I, however, quickly realized what my mother’s problem was. It’s very simple: My parents’ new TV is a widescreen TV with a ratio of 1.67 of screen width to screen height. However, the analog TV programs they’ve been getting out of their cable box are still not widescreen. That is they’re of a ratio of 1.33 width to height. In order to fit the squarish picture over the entire wider screen, the picture has to be stretched, hence the notion of everyone being fat.
I have explained this to my sister and told her the solution is to use a TV viewing mode that places black bars on the left and right sides of the picture. This preserves the picture’s original proportions at the cost of some unused screen real estate.
My suggestion was dismissed, though. And that really got me annoyed: my mother was onto something here, a genuine problem, yet she was silenced because of the majority’s ignorance. They, the rest of the family, were too fascinated by this new TV to allow themselves to realize its picture was distorted. They, the rest of the family, were raising arguments of authority (e.g., we know better than you because this is a new TV) to silence a genuine observational argument. The power of ignorance!
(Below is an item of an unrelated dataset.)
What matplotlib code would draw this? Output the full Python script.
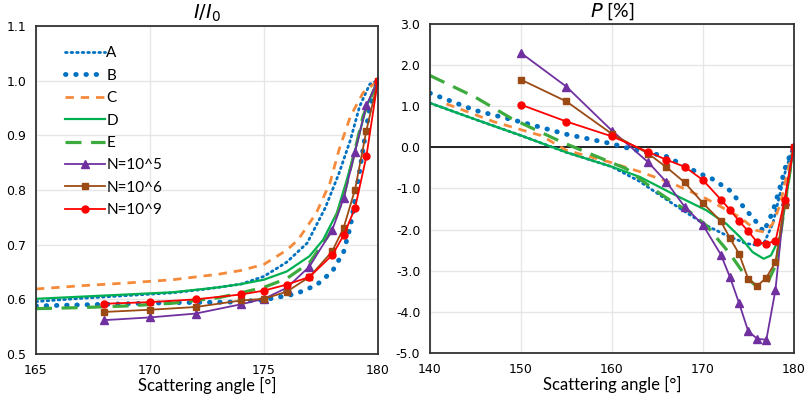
import matplotlib.pyplot as plt
from matplotlib.ticker import MultipleLocator, FormatStrFormatter

plt.rcParams['font.family'] = ['Lato', 'DejaVu Sans']

# ---- left panel: I/I0 ----
la_x = [165, 167, 169, 171, 172.5, 174, 175, 176, 176.9, 177.7, 178.3, 178.8, 179.2, 179.65, 180]
la_y = [0.596, 0.602, 0.607, 0.612, 0.619, 0.628, 0.642, 0.668, 0.703, 0.768, 0.831, 0.892, 0.953, 0.994, 1.0]
lb_x = [165, 168, 171, 173.5, 175, 176.4, 177.3, 178, 178.5, 178.8, 179.05, 179.35, 179.65, 180]
lb_y = [0.588, 0.591, 0.594, 0.595, 0.599, 0.610, 0.626, 0.651, 0.687, 0.734, 0.795, 0.874, 0.953, 1.0]
lc_x = [165, 167, 169, 171, 173, 174, 175, 176, 176.5, 177.3, 177.9, 178.3, 178.8, 179.35, 180]
lc_y = [0.619, 0.625, 0.630, 0.636, 0.646, 0.653, 0.664, 0.690, 0.709, 0.758, 0.813, 0.874, 0.935, 0.978, 1.0]
ld_x = [165, 167, 169, 171, 173, 174, 175, 176, 177, 177.6, 178.2, 178.6, 179.05, 179.5, 180]
ld_y = [0.601, 0.605, 0.609, 0.613, 0.622, 0.628, 0.636, 0.651, 0.679, 0.709, 0.758, 0.813, 0.880, 0.953, 1.0]
le_x = [165, 167, 169, 171, 173, 174, 175, 176, 177, 177.9, 178.5, 178.9, 179.35, 180]
le_y = [0.583, 0.585, 0.588, 0.593, 0.603, 0.612, 0.622, 0.638, 0.667, 0.721, 0.788, 0.856, 0.935, 1.0]

ln_x = [168, 170, 172, 174, 175, 176, 177, 178, 178.5, 179, 179.5, 180]
ln5 = [0.562, 0.567, 0.574, 0.591, 0.601, 0.621, 0.660, 0.727, 0.785, 0.870, 0.955, 1.0]
ln6 = [0.577, 0.581, 0.586, 0.598, 0.601, 0.614, 0.641, 0.688, 0.731, 0.801, 0.909, 1.0]
ln9 = [0.592, 0.595, 0.600, 0.609, 0.616, 0.627, 0.641, 0.681, 0.717, 0.767, 0.862, 1.0]

# ---- right panel: P [%] ----
ra_x = [140, 145, 150, 155, 160, 163, 166.7, 170.4, 172.6, 174.8, 176, 176.8, 177.7, 178.5, 179.2, 180]
ra_y = [1.08, 0.68, 0.29, -0.12, -0.47, -0.82, -1.37, -1.90, -2.14, -2.34, -2.38, -2.30, -1.86, -1.13, -0.48, 0]
rb_x = [140, 145, 150, 155, 160, 162.3, 166, 169.7, 171, 173, 174.8, 176.3, 176.7, 177.7, 178.5, 179.2, 180]
rb_y = [1.32, 0.90, 0.62, 0.32, 0.09, -0.05, -0.22, -0.64, -0.76, -1.05, -1.53, -1.92, -2.06, -1.57, -0.97, -0.40, 0]
rc_x = [141.8, 147.1, 152.2, 155, 159.8, 163.2, 166.7, 170.4, 174.1, 175.9, 176.8, 177.7, 178.5, 179.2, 180]
rc_y = [1.06, 0.62, 0.29, -0.07, -0.36, -0.60, -0.88, -1.25, -1.70, -2.02, -2.06, -1.86, -1.41, -0.72, 0]
rd_x = [140, 145, 150, 155, 160, 163.1, 166.7, 170.4, 172.6, 174.1, 175.5, 176.7, 177.5, 178.5, 179.2, 180]
rd_y = [1.08, 0.68, 0.29, -0.12, -0.47, -0.72, -1.13, -1.53, -1.86, -2.18, -2.55, -2.71, -2.63, -2.18, -1.21, 0]
re_x = [140, 145, 149, 154.5, 158, 161.6, 164.5, 166.7, 168.6, 170.4, 173, 174.8, 176, 177, 178.1, 179, 180]
re_y = [1.75, 1.22, 0.70, 0.13, -0.19, -0.52, -1.00, -1.33, -1.57, -1.90, -2.59, -3.16, -3.40, -3.36, -2.83, -1.45, 0]

rn_x = [150, 155, 160, 164, 166, 168, 170, 172, 173, 174, 175, 176, 177, 178, 179, 180]
rn5 = [2.30, 1.48, 0.41, -0.36, -0.84, -1.44, -1.88, -2.61, -3.16, -3.79, -4.47, -4.66, -4.68, -3.47, -1.30, 0]
rn6 = [1.65, 1.12, 0.33, -0.15, -0.48, -0.85, -1.35, -1.80, -2.21, -2.59, -3.20, -3.37, -3.17, -2.79, -1.41, 0]
rn9 = [1.04, 0.63, 0.27, -0.11, -0.30, -0.47, -0.79, -1.27, -1.52, -1.79, -2.04, -2.31, -2.34, -2.28, -1.29, 0]

blue = '#0070C0'
orange = '#F58A3A'
green_d = '#00B050'
green_e = '#3DAA3D'
purple = '#7030A0'
brown = '#9C4A14'
red = '#FF0000'


def draw_models(ax, a, b, c, d, e):
    ax.plot(*a, color=blue, lw=2, linestyle=(0, (0.6, 1.4)), dash_capstyle='round', label='A')
    ax.plot(*b, color=blue, lw=3.5, linestyle=(0, (0.1, 2.0)), dash_capstyle='round', label='B')
    ax.plot(*c, color=orange, lw=2, linestyle=(0, (3, 2.5)), label='C')
    ax.plot(*d, color=green_d, lw=1.6, label='D')
    ax.plot(*e, color=green_e, lw=2.3, linestyle=(0, (5, 3)), label='E')


def draw_n(ax, x, n5, n6, n9):
    ax.plot(x, n5, color=purple, lw=1.3, marker='^', ms=5.5, label='N=10^5')
    ax.plot(x, n6, color=brown, lw=1.3, marker='s', ms=5, label='N=10^6')
    ax.plot(x, n9, color=red, lw=1.3, marker='o', ms=5, label='N=10^9')


def style(ax):
    ax.grid(True, color='#e6e6e6', lw=1)
    ax.set_axisbelow(True)
    ax.tick_params(length=0, labelsize=9, pad=7)
    for lab in ax.get_xticklabels() + ax.get_yticklabels():
        lab.set_family('DejaVu Sans')
    for s in ax.spines.values():
        s.set_color('#333333')
        s.set_linewidth(1.3)
    ax.yaxis.set_major_formatter(FormatStrFormatter('%.1f'))
    ax.set_xlabel('Scattering angle [°]', fontsize=12, labelpad=0)


fig = plt.figure(figsize=(8.09, 3.96), dpi=100)

ax1 = fig.add_axes([0.0445, 0.106, 0.4225, 0.828])
draw_models(ax1, (la_x, la_y), (lb_x, lb_y), (lc_x, lc_y), (ld_x, ld_y), (le_x, le_y))
draw_n(ax1, ln_x, ln5, ln6, ln9)
ax1.set_xlim(165, 180)
ax1.set_ylim(0.5, 1.1)
ax1.xaxis.set_major_locator(MultipleLocator(5))
ax1.yaxis.set_major_locator(MultipleLocator(0.1))
style(ax1)
ax1.set_title(r'$I/I_{\mathrm{0}}$', fontsize=14, pad=5)
ax1.legend(loc='upper left', frameon=False, fontsize=11, handlelength=2.6,
           handletextpad=0.1, labelspacing=0.55, borderaxespad=0.6,
           bbox_to_anchor=(0.04, 0.985))

ax2 = fig.add_axes([0.5315, 0.109, 0.4495, 0.830])
draw_models(ax2, (ra_x, ra_y), (rb_x, rb_y), (rc_x, rc_y), (rd_x, rd_y), (re_x, re_y))
draw_n(ax2, rn_x, rn5, rn6, rn9)
ax2.axhline(0, color='black', lw=1.2, zorder=1.5)
ax2.set_xlim(140, 180)
ax2.set_ylim(-5, 3)
ax2.xaxis.set_major_locator(MultipleLocator(10))
ax2.yaxis.set_major_locator(MultipleLocator(1))
style(ax2)
ax2.set_title(r'$P$ [%]', fontsize=14, pad=5)

fig.savefig('out.png', dpi=100)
I didn’t give up. I called my mother, who told me pretty much the same story my sister did: everyone other than her is happy with the new TV, everyone is telling her she’s a fool. I was even more annoyed.
This particular story has a good ending. I told my mother what the problem is and told her exactly how to circumvent it. Next time I called I talked to both my parents, who told me they did what I asked them to do and that the picture they’ve been getting since is nothing short of astonishing. Everyone likes the new TV now.
That’s great. But just how many times do we let ignorance prevail? How many times do we accept arguments from authority, be it from the Pope, the Prime Minster, or the Rabbi? And how many times do we let those arguments cover what is really there?